I primi mesi dopo la loro unione trascorsero in modo dolce, ma si evidenziava sempre più la differenza culturale tra i due. Lui appassionato di letteratura, di poesia, di matematica, lei con un grado d’istruzione assai basso, tanto che a mala pena riusciva a leggere e a scrivere. Capitava, da qualche tempo sempre più spesso, che Alberto la insultasse per la sua ignoranza e ciò generava una serie di litigi decisamente accesi.

Nell’appartamentino che avevano preso in affitto in via Macello 25 (ora via Cesare da Sesto), rimbombava l’eco di discussioni molto dure. Ernestina era però decisa di riconquistare il rispetto del marito e decise di prendere privatamente alcune lezioni d’italiano. Ma Alberto, taccagno com’era, contestò subito questa iniziativa di Ernestina, accusandola di aver abbracciato uno stile di vita al di sopra delle loro possibilità economiche.

Lei, arcistufa del comportamento di Alberto, fece chiaramente intravedere la possibilità di lasciarlo definitivamente. Questa minaccia sembrò, provvisoriamente, far diminuire le furiose liti, ma la sera del 16 maggio 1903 dopo l’ennesima, durissima discussione, i due vennero alle mani. Lei impugnò lestamente un coltello, ma lui la disarmò prontamente e affondò la lama nel corpo di lei.
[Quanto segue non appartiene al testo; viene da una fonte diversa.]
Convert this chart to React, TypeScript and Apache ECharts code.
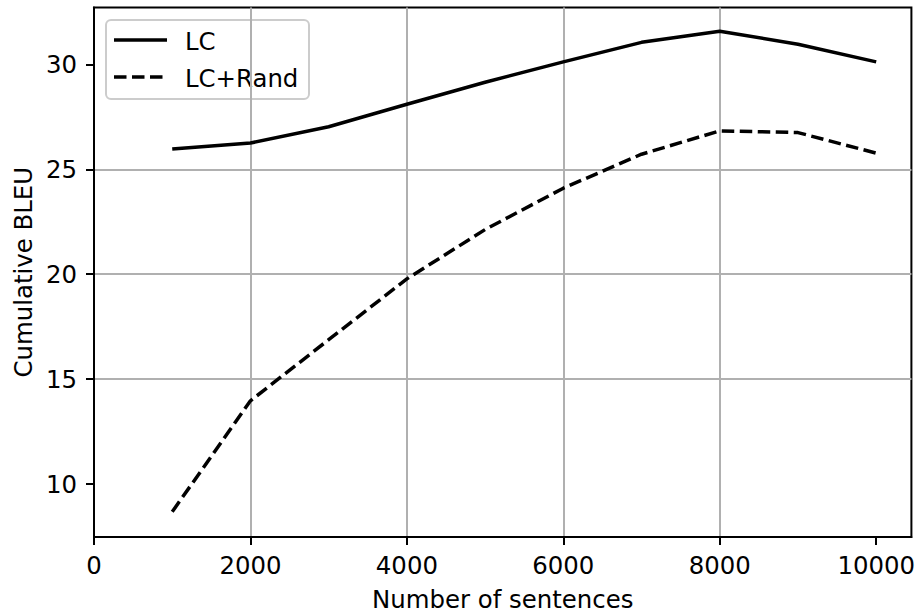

La donna, ormai priva di vita, cadde pesantemente sul pavimento, cosa che impressionò i vicini di casa. Ma il pensiero di Alberto Olivo era uno soltanto: come far scomparire il cadavere. Trascorsero alcuni giorni e alla fine decise orrendamente di farlo a pezzi. Si procurò una valigia decisamente ampia e poco dopo prese la decisione di partire per Genova. Scendendo le scale, i vicini chiesero notizie della moglie, ma lui rispose che era partita per Biella presso alcuni parenti.

Giunto nel capoluogo ligure, si diresse verso il porto e si accordò con un barcaiolo, tale Giacomo Massa, per una breve gita a poche miglia da riva. Mentre i due si trovavano abbastanza al largo, Alberto fece scivolare in acqua la valigia senza farsi accorgere. Ma i miseri resti cominciarono ben presto a galleggiare tra le onde e alcuni marinai, accertata la macabra presenza, informarono la Polizia.

Eccoci ora al primo processo, dopo l’avvenuta confessione di Alberto. La difesa giocò la carta dell’infermità mentale e l’incredibile sentenza si attestò su appena 12 giorni di prigione più un’ammenda di 125 lire per occultamento di cadavere. Al secondo processo entrò in campo come perito Cesare Lombroso, il noto giurista pioniere degli studi sulla criminalità. Venne confermata la stessa condanna, riconoscendo la seminfermità mentale dell’imputato per “iracondia morbosa epilettica”. Alberto Olivo vivrà sino a ottantasei anni e si spegnerà nella sua abitazione di via Goldoni 3. Era il 18 dicembre 1942.